When the Mexican revelation was caught by the Rovers goalkeeper Paul Robinson inside the area, albeit no longer in possession of the ball, it fell to a "terrified" Evertonian, Rooney, to apply the final push to Liverpool's shared place on the perch from the penalty spot. The winning mentality that Ferguson has ingrained in the club and is unsurpassed in the Premier League had pulled through once more.
"This is special, really special," said Patrice Evra, the United defender. "The manager put really big pressure on us. I remember after the defeat at Arsenal he said, 'Do you really not want to win the 19th title? Are you crazy? Now you've got to win it. How many titles are you going to throw away?' It was very important to win it here otherwise someone would have got the hairdryer."
Instead, we had the familiar sight of Ferguson leaping into the arms of his backroom team on the final whistle, embracing Ryan Giggs on his 12th championship winner's medal plus the rarity of a post-match press conference from the United manager. Tie loosened, arms stretched out wide, he made particular mention of the young players he has blooded this season who have now tasted a first title triumph. In 2005‑06 a period of transition saw United offer a tame challenge to Chelsea in the Premier League and finish bottom of their Champions League group. The contrast five seasons on should not go unnoticed.

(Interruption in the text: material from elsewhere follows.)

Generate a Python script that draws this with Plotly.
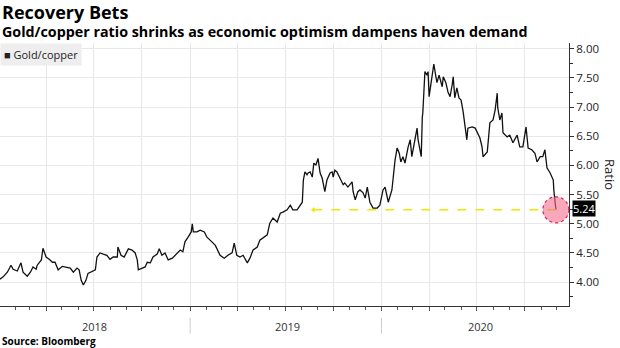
import pandas as pd
import plotly.graph_objects as go

# ---- data ----
# days since 2018-01-01
day_offsets = [2, 8, 16, 23, 27, 35, 42, 46, 54, 60, 65, 71, 73, 81, 84, 90, 96, 102, 107, 113,
               121, 126, 136, 142, 149, 153, 157, 161, 166, 170, 178, 184, 187, 193, 199, 206, 212, 218, 226, 227,
               233, 239, 247, 254, 260, 264, 266, 273, 279, 283, 289, 294, 302, 306, 311, 317, 323, 331, 336, 340,
               346, 351, 355, 361, 367, 369, 371, 378, 384, 392, 397, 403, 413, 422, 430, 437, 445, 449, 454, 460,
               466, 474, 479, 485, 493, 498, 504, 512, 517, 523, 531, 537, 542, 550, 556, 561, 569, 575, 579, 581,
               584, 588, 590, 594, 598, 601, 605, 609, 613, 617, 619, 622, 626, 632, 636, 638, 641, 645, 651, 657,
               660, 666, 674, 676, 680, 685, 689, 695, 699, 703, 708, 714, 722, 727, 733, 737, 743, 750, 756, 760,
               764, 767, 771, 775, 781, 785, 788, 794, 798, 800, 806, 808, 809, 813, 817, 819, 821, 825, 827, 830,
               834, 836, 840, 846, 848, 853, 857, 861, 865, 867, 870, 874, 878, 882, 886, 889, 893, 895, 903, 909,
               914, 918, 922, 924, 932, 937, 943, 947, 951, 952, 956, 960, 962, 970, 975, 981, 989, 994, 1000, 1006,
               1010, 1017, 1023, 1027, 1033, 1038, 1042, 1046, 1052, 1058, 1059, 1061, 1063]
gold_copper = [4.05, 4.09, 4.17, 4.29, 4.22, 4.19, 4.33, 4.17, 4.10, 4.17, 4.26, 4.22, 4.29, 4.38, 4.58, 4.43, 4.39, 4.34, 4.34, 4.21,
               4.27, 4.26, 4.24, 4.17, 4.24, 4.21, 4.03, 3.95, 4.03, 4.15, 4.19, 4.21, 4.43, 4.50, 4.48, 4.46, 4.39, 4.43, 4.43, 4.60,
               4.46, 4.43, 4.57, 4.55, 4.50, 4.38, 4.21, 4.24, 4.26, 4.34, 4.33, 4.43, 4.48, 4.57, 4.46, 4.50, 4.38, 4.41, 4.46, 4.50,
               4.55, 4.52, 4.69, 4.77, 4.86, 5.00, 4.86, 4.86, 4.89, 4.86, 4.77, 4.72, 4.63, 4.46, 4.41, 4.46, 4.50, 4.67, 4.46, 4.43,
               4.46, 4.33, 4.41, 4.55, 4.60, 4.72, 4.76, 4.81, 5.01, 5.10, 5.03, 5.18, 5.20, 5.24, 5.32, 5.24, 5.24, 5.32, 5.37, 5.75,
               5.89, 5.84, 5.87, 5.89, 5.80, 6.04, 6.01, 6.12, 5.87, 5.78, 5.70, 5.55, 5.75, 5.87, 5.89, 5.80, 5.92, 5.89, 5.78, 5.67,
               5.70, 5.63, 5.72, 5.55, 5.41, 5.55, 5.58, 5.53, 5.44, 5.63, 5.37, 5.27, 5.27, 5.32, 5.58, 5.63, 5.37, 5.58, 6.09, 6.30,
               6.21, 6.06, 6.15, 6.04, 6.32, 6.44, 6.15, 6.49, 6.64, 6.44, 6.15, 6.83, 6.90, 7.61, 7.55, 7.61, 7.18, 7.43, 7.55, 7.74,
               7.52, 7.42, 7.55, 7.35, 7.52, 7.42, 7.26, 7.18, 7.38, 7.52, 7.16, 7.33, 7.16, 7.12, 6.92, 6.66, 6.44, 6.64, 6.66, 6.64,
               6.56, 6.47, 6.32, 6.15, 6.23, 6.73, 6.78, 6.95, 7.24, 6.99, 6.78, 6.90, 6.56, 6.49, 6.52, 6.39, 6.52, 6.32, 6.32, 6.66,
               6.30, 6.27, 6.21, 6.06, 6.15, 6.15, 6.27, 5.96, 5.87, 5.75, 5.58, 5.41, 5.24]
series_name = "Gold/copper"
last_value = 5.24
reference_start_day = 600
y_ticks = [4.0, 4.5, 5.0, 5.5, 6.0, 6.5, 7.0, 7.5, 8.0]
year_labels = ["2018", "2019", "2020"]
year_label_dates = ["2018-07-02", "2019-07-05", "2020-07-08"]
year_separators = ["2019-01-01", "2020-01-01"]

base = pd.Timestamp("2018-01-01")
dates = base + pd.to_timedelta(day_offsets, unit="D")
ref_start = base + pd.Timedelta(days=reference_start_day)
last_date = dates[-1]

FONT = "Open Sans"

fig = go.Figure()
fig.add_trace(go.Scatter(x=dates, y=gold_copper, mode="lines",
                         line=dict(color="#111111", width=1.3), name=series_name,
                         hoverinfo="x+y"))
fig.add_trace(go.Scatter(x=[ref_start, last_date], y=[last_value, last_value], mode="lines",
                         line=dict(color="#f2e600", width=1.5, dash="dash"), hoverinfo="skip"))
fig.add_trace(go.Scatter(x=[ref_start], y=[last_value], mode="markers",
                         marker=dict(symbol="triangle-left", size=5, color="#f2e600"), hoverinfo="skip"))

# highlight circle at last point
fig.add_shape(type="circle", xref="x", yref="y", xsizemode="pixel", ysizemode="pixel",
              xanchor=last_date, yanchor=last_value, x0=-13, x1=13, y0=-13, y1=13,
              fillcolor="rgba(244,110,140,0.6)", line=dict(color="#d8204f", width=1.2, dash="dot"),
              layer="above")

# year separators
for d in year_separators:
    fig.add_shape(type="line", xref="x", yref="paper", x0=d, x1=d, y0=-0.045, y1=-0.105,
                  line=dict(color="#cccccc", width=1))

annotations = []
for lbl, d in zip(year_labels, year_label_dates):
    annotations.append(dict(x=d, y=-0.078, xref="x", yref="paper", text=lbl, showarrow=False,
                            font=dict(family=FONT, size=11, color="#333333"), xanchor="center", yanchor="middle"))

annotations += [
    dict(x=0, y=1.116, xref="paper", yref="paper", text="<b>Recovery Bets</b>", showarrow=False,
         xanchor="left", yanchor="middle", font=dict(family=FONT, size=18, color="#000000")),
    dict(x=0, y=1.042, xref="paper", yref="paper",
         text="<b>Gold/copper ratio shrinks as economic optimism dampens haven demand</b>", showarrow=False,
         xanchor="left", yanchor="middle", font=dict(family=FONT, size=14.3, color="#000000")),
    dict(x=0, y=-0.133, xref="paper", yref="paper", text="<b>Source: Bloomberg</b>", showarrow=False,
         xanchor="left", yanchor="middle", font=dict(family=FONT, size=10, color="#000000")),
    dict(x=0, y=0.958, xref="paper", yref="paper", text="■ " + series_name, showarrow=False,
         xanchor="left", yanchor="middle", bgcolor="#eeeeee", borderpad=3,
         font=dict(family=FONT, size=11, color="#222222")),
    dict(x=1.072, y=0.498, xref="paper", yref="paper", text="Ratio", showarrow=False, textangle=90,
         xanchor="center", yanchor="middle", font=dict(family=FONT, size=13, color="#222222")),
    dict(x=1, y=last_value, xref="paper", yref="y", text=f"{last_value:.2f}", showarrow=False,
         xanchor="left", yanchor="middle", xshift=3, yshift=1, bgcolor="#000000", borderpad=0,
         font=dict(family=FONT, size=11, color="#ffffff")),
]

fig.update_layout(
    width=620, height=348,
    margin=dict(l=0, r=51, t=43, b=42),
    paper_bgcolor="white", plot_bgcolor="white",
    showlegend=False,
    annotations=annotations,
    font=dict(family=FONT, color="#222222"),
)
fig.update_xaxes(
    type="date", range=["2018-01-03", "2020-12-24"],
    showgrid=True, gridcolor="#e8e8e8", gridwidth=1,
    tick0="2018-01-01", dtick="M3", ticks="outside", ticklen=4, tickcolor="#555555",
    showticklabels=False,
    minor=dict(dtick="M1", tick0="2018-01-01", ticks="outside", ticklen=3, tickcolor="#555555", showgrid=False),
    showline=True, linecolor="#333333", linewidth=1, zeroline=False,
)
fig.update_yaxes(
    side="right", range=[3.59, 8.10],
    tickvals=y_ticks, ticktext=[f"{v:.2f}" for v in y_ticks],
    ticks="outside", ticklen=4, tickcolor="#333333",
    minor=dict(tickvals=[3.75, 4.25, 4.75, 5.25, 5.75, 6.25, 6.75, 7.25, 7.75],
               ticks="outside", ticklen=3, tickcolor="#333333", showgrid=False),
    showgrid=True, gridcolor="#e8e8e8", gridwidth=1,
    showline=True, linecolor="#333333", linewidth=1, zeroline=False,
    tickfont=dict(family=FONT, size=11.5, color="#222222"),
)

fig.write_html("out.html")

"You can see he's like a kid," said Evra. "It's like he's just won the league for the first time. He's given that winning mentality to everyone, that hunger to try to win, that's Sir Alex Ferguson."
Eight minutes after Rooney had equalised Brett Emerton's close‑range finish, the United manager introduced Dimitar Berbatov. He had already replaced his right back, Fabio Da Silva, with Paul Scholes and shifted Antonio Valencia into defence and was about to do the same on the left, Jonny Evans off, Michael Owen on and Giggs to full‑back, when the Welshman sprayed the pass that resulted in United's penalty.
Ferguson's opposite number, Steve Kean, bemoaned his battling side's inability to produce a second goal after bringing on three midfielders rather than his three strikers from the bench. The contest ended with Scholes and Ferdinand playing keep-ball while Kean urged his relegation-threatened team to stay back, lest they be caught on the counter and finish with nothing. Blackburn head to a resurgent Wolverhampton Wanderers on the final day one point above the relegation zone. "If we play the way we have been then we will get at least a point," Kean said.
Ferdinand said: "This club will never sit and rest on its laurels, especially with the manager we've got. The manager is a winner and everything stems from him really. To win this league you have to be mentally strong. I think this season, more than any other that I've been involved in since I came here, we've dragged games back from the dead. That's the sign of a team with great resilience and character."